Excessively Harsh Sentences for Minor Drug Offenses and Misuse of Confidential Informants Undermines Criminal Justice System


JACKSON, Miss. - March 28 - Overly harsh and punitive sentences for low-level, non-violent drug crimes feed a racially discriminatory criminal justice system in Mississippi that fails to protect the public’s safety, according to a new report released today by the American Civil Liberties Union and the ACLU of Mississippi.

According to the report, “Numbers Game: The Vicious Cycle of Incarceration in Mississippi’s Criminal Justice System,” black Mississippians are three times more likely than whites to go to prison on drug charges, even though drug use rates across the state are virtually identical for blacks and whites.
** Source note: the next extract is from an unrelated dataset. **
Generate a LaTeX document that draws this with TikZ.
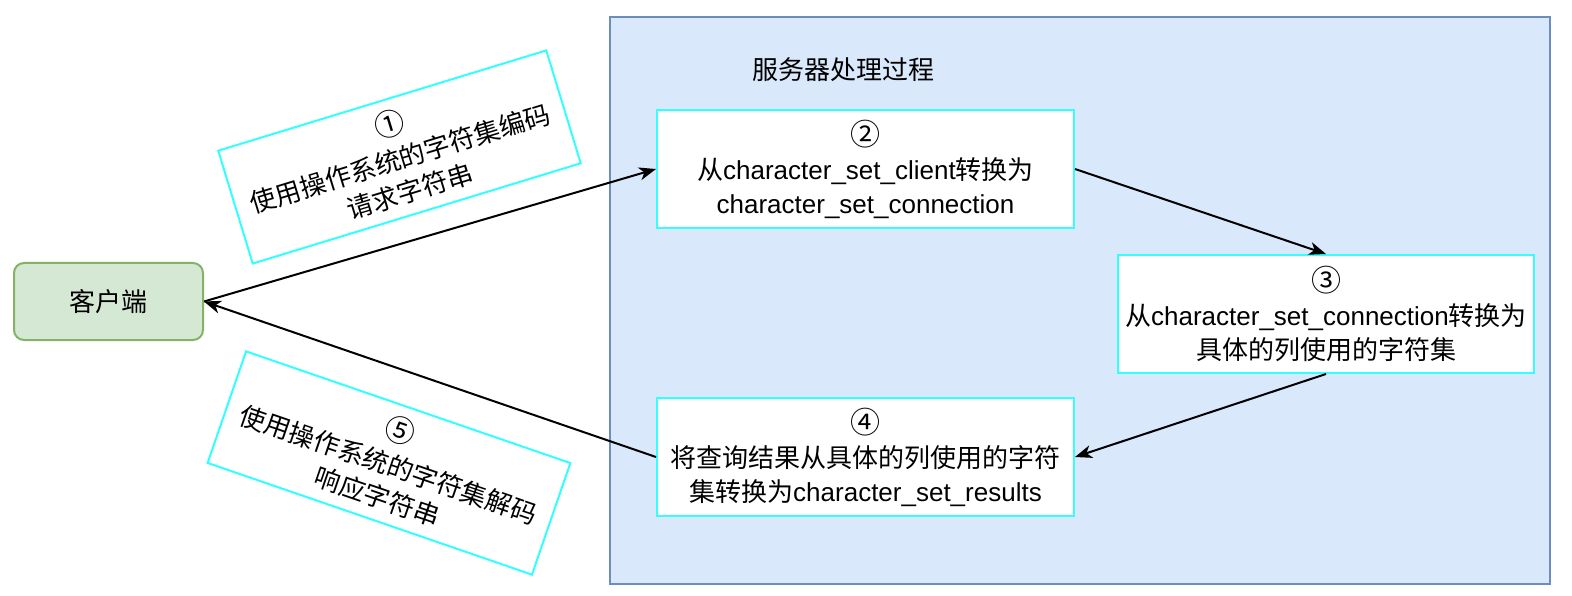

And because the state’s drug task force funding is contingent upon securing convictions, low-level drug offenders ensnared in the system feel compelled to become confidential informants who are used indiscriminately to ramp up the quantity of drug arrests with little regard to the quality of the cases they help to build.

“There is an urgent need to reform the policies that govern the drug enforcement system as a whole in Mississippi,” said Nsombi Lambright, Executive Director of the ACLU of Mississippi. “Arbitrary and discriminatory enforcement tactics need to be replaced by policies that actually enhance our public safety, protect civil rights and ensure the state’s fiscal solvency.”